All work in the reactive threads should be cpu bound
- All IO has to be asynchronous or be performed in a different thread pool and the results feed back into the reactor.
- This means using either futures or callbacks to process replies, this style of code can quickly become unmaintainable if you are not used to it and disciplined.
All work in the reactive threads should be small
- To maintain responsiveness of the server all tasks in the reactor must be small (bounded by time)
- On an 8 core machine you cannot cannot allow 8 long tasks arrive at the same time because no other work will start until they are complete
- If a tasks could take a long time it must be broken up (cooperative multitasking)

Tasks in reactive applications are scheduled by the application not the operating system, that is why they can be faster and use less memory. When you write a Reactive application you are saying that you know the problem domain so well that you can organise and schedule this type of work better than the operating system can schedule threads doing the same work in a blocking fashion.

I am a big fan of reactive architectures but they come with costs. I am not sure I would write my first c++ application as reactive, I normally try to learn one thing at a time.

If you decide to use a reactive architecture use a good framework that will help you design and structure your code or you will end up with spaghetti. Things to look for are:

What is the unit of work?
How easy is it to add new work? can it only come in from an external event (eg network request)
How easy is it to break work up into smaller chunks?
How easy is it to process the results of this work?
How easy is it to move blocking code to another thread pool and still process the results?

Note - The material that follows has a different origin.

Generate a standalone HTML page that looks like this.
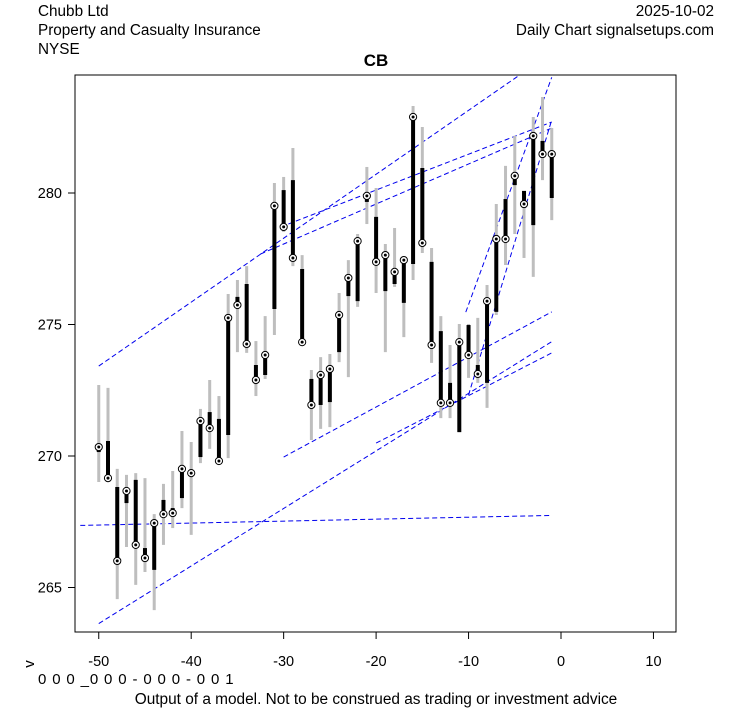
<!DOCTYPE html>
<html><head><meta charset="utf-8"><style>
html,body{margin:0;padding:0;background:#fff;}
svg{display:block;font-family:"Liberation Sans",Arial,sans-serif;}
</style></head><body>
<svg id="chart" width="753" height="708" viewBox="0 0 753 708" xmlns="http://www.w3.org/2000/svg">
<rect width="753" height="708" fill="#fff"/>
<text x="38" y="16" font-size="15.3">Chubb Ltd</text>
<text x="38" y="35" font-size="15.3">Property and Casualty Insurance</text>
<text x="38" y="54" font-size="15.3">NYSE</text>
<text x="714" y="16" font-size="15.3" text-anchor="end">2025-10-02</text>
<text x="714" y="35" font-size="15.3" text-anchor="end">Daily Chart signalsetups.com</text>
<text x="376" y="66" font-size="17" font-weight="bold" text-anchor="middle">CB</text>
<defs><clipPath id="clip"><rect x="75" y="75" width="601" height="557"/></clipPath></defs>
<g id="lines" clip-path="url(#clip)"></g>
<g id="bars"></g>
<rect x="75" y="75" width="601" height="557" fill="none" stroke="#000" stroke-width="1"/>
<g id="axes"></g>
<text transform="translate(34,664) rotate(-90)" font-size="15" text-anchor="middle">v</text>
<text x="38" y="684" font-size="15" letter-spacing="0.85">0 0 0 _0 0 0 - 0 0 0 - 0 0 1</text>
<text x="376" y="704" font-size="15.4" text-anchor="middle">Output of a model. Not to be construed as trading or investment advice</text>
</svg>
<script>
const xs = [-50,-49,-48,-47,-46,-45,-44,-43,-42,-41,-40,-39,-38,-37,-36,-35,-34,-33,-32,-31,-30,-29,-28,-27,-26,-25,-24,-23,-22,-21,-20,-19,-18,-17,-16,-15,-14,-13,-12,-11,-10,-9,-8,-7,-6,-5,-4,-3,-2,-1];
const highs = [272.70,272.59,269.51,269.28,269.35,269.16,267.79,268.94,269.43,270.95,270.53,271.79,272.89,272.28,276.16,276.69,277.22,274.37,275.32,280.38,280.61,281.71,277.64,273.27,273.76,273.88,276.20,277.45,278.44,280.99,280.19,278.06,278.67,277.45,283.31,282.51,277.91,275.32,274.22,275.02,275.02,275.25,276.50,279.58,281.03,282.17,279.85,282.89,283.65,282.47];
const lows = [269.01,269.01,264.56,266.54,265.10,265.59,264.14,266.62,267.26,268.02,267.00,269.73,270.27,269.96,269.92,273.95,273.92,272.28,272.93,274.60,278.52,277.22,274.30,270.61,271.03,271.10,273.57,273.00,275.67,278.82,276.20,273.95,276.43,274.52,276.69,277.72,273.54,271.44,271.44,270.91,272.97,272.78,271.83,275.36,277.26,278.44,277.53,276.81,280.49,278.97];
const opens = [270.15,270.57,268.82,268.21,269.09,266.50,265.67,268.33,268.02,268.40,269.47,269.96,271.67,271.41,270.80,276.05,276.54,273.46,273.08,275.59,280.11,280.49,277.11,272.93,271.94,272.05,273.95,276.08,275.89,279.66,279.09,276.27,276.54,275.82,277.30,280.95,277.38,274.75,272.78,270.91,274.98,273.46,272.78,275.48,279.77,280.30,280.08,278.78,281.98,279.81];
const closes = [270.34,269.16,266.01,268.67,266.62,266.12,267.45,267.79,267.83,269.51,269.35,271.33,271.06,269.81,275.25,275.74,274.26,272.89,273.84,279.51,278.71,277.53,274.33,271.94,273.08,273.31,275.36,276.77,278.17,279.89,277.38,277.64,277.00,277.45,282.89,278.10,274.22,272.02,272.02,274.33,273.84,273.12,275.89,278.25,278.25,280.65,279.58,282.17,281.48,281.48];
const lineStartX = [-50,-30.3,-32.5,-30,-50,-20,-52,-10,-10.3];
const lineStartY = [273.42,278.71,277.68,269.96,263.63,270.49,267.36,272.32,275.47];
const lineEndX = [-1,-1,-1,-1,-1,-1,-1,-1,-1];
const lineEndY = [285.33,282.70,282.47,275.48,274.35,273.92,267.74,282.78,284.40];
const xTicks = [-50,-40,-30,-20,-10,0,10];
const yTicks = [265,270,275,280];

const NS = "http://www.w3.org/2000/svg";
function X(v){ return 561 + v*9.245; }
function Y(v){ return 193 - (v-280)*26.3; }
function mk(tag, attrs, parent){ const e=document.createElementNS(NS,tag); for(const k in attrs) e.setAttribute(k,attrs[k]); parent.appendChild(e); return e; }

const gl = document.getElementById('lines');
for(let i=0;i<lineStartX.length;i++){
  const l = mk('line',{x1:X(lineStartX[i]),y1:Y(lineStartY[i]),x2:X(lineEndX[i]),y2:Y(lineEndY[i]),stroke:'#0000ee','stroke-width':1,'stroke-dasharray':'5,3'},gl);
  
  
}
const gb = document.getElementById('bars');
for(let i=0;i<xs.length;i++){
  const g = mk('g',{},gb);
  
  
  const x = X(xs[i]);
  mk('line',{x1:x,y1:Y(highs[i]),x2:x,y2:Y(lows[i]),stroke:'#bebebe','stroke-width':3},g);
  mk('line',{x1:x,y1:Y(opens[i]),x2:x,y2:Y(closes[i]),stroke:'#000','stroke-width':4},g);
  mk('circle',{cx:x,cy:Y(closes[i]),r:3.6,fill:'#fff',stroke:'#000','stroke-width':1},g);
  mk('circle',{cx:x,cy:Y(closes[i]),r:1.5,fill:'#000'},g);
}
const ga = document.getElementById('axes');
for(const t of xTicks){
  const l = mk('line',{x1:X(t),y1:632,x2:X(t),y2:639,stroke:'#000'},ga);
  
  
  const tx = mk('text',{x:X(t),y:666,'font-size':14.5,'text-anchor':'middle'},ga);
  tx.textContent = t;
  
  
}
for(const t of yTicks){
  const l = mk('line',{x1:68,y1:Y(t),x2:75,y2:Y(t),stroke:'#000'},ga);
  
  
  const tx = mk('text',{x:62,y:Y(t)+5,'font-size':14.5,'text-anchor':'end'},ga);
  tx.textContent = t;
  
  
}
</script>
</body></html>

I cannot recommend a C++ library for this, I now do my server development in Scala and Akka which provide all of this with an excellent composable futures library to keep the code clean.

Best of luck learning C++ and with which ever choice you make.

Question 2

Option 2 will most efficiently occupy your hardware. Here is the classic article, ten years old but still good.

http://www.kegel.com/c10k.html

The best library combination these days for structuring an application with concurrency and asynchronous waiting is Boost Thread plus Boost ASIO. You could also try a C++11 std thread library, and std mutex (but Boost ASIO is better than mutexes in a lot of cases, just always callback to the same thread and you don't need protected regions). Stay away from std future, cause it's broken:

http://bartoszmilewski.com/2009/03/03/broken-promises-c0x-futures/

The optimal number of threads in the thread pool is one thread per CPU core. 8 cores -> 8 threads. Plus maybe a few extra, if you think it's possible that your threadpool threads might call blocking operations sometimes.

Question 3

FWIW, Poco supports option 2 (ParallelReactor) since version 1.5.1

Question 4

I think that option 2 is the best one. As for tuning of the pool size, I think the pool should be adaptive. It should be able to spawn more threads (with some high hard limit) and remove excessive threads in times of low activity.

Question 5

as the analogy you linked to (and it's comments) suggest. this is somewhat application dependent. now what you are building here is a game server. let's analyze that.

game servers (generally) do a lot of I/O and relatively few calculations, so they are far from 100% CPU applications. on the other hand they also usually change values in some database (a "game world" model). all players create reads and writes to this database. which is exactly the intersection problem in the analogy.

so while you may gain some from handling the I/O in separate threads, you will also lose from having separate threads accessing the same database and waiting for its locks.

so either option 1 or 2 are acceptable in your situation. for scalability reasons I would not recommend option 3.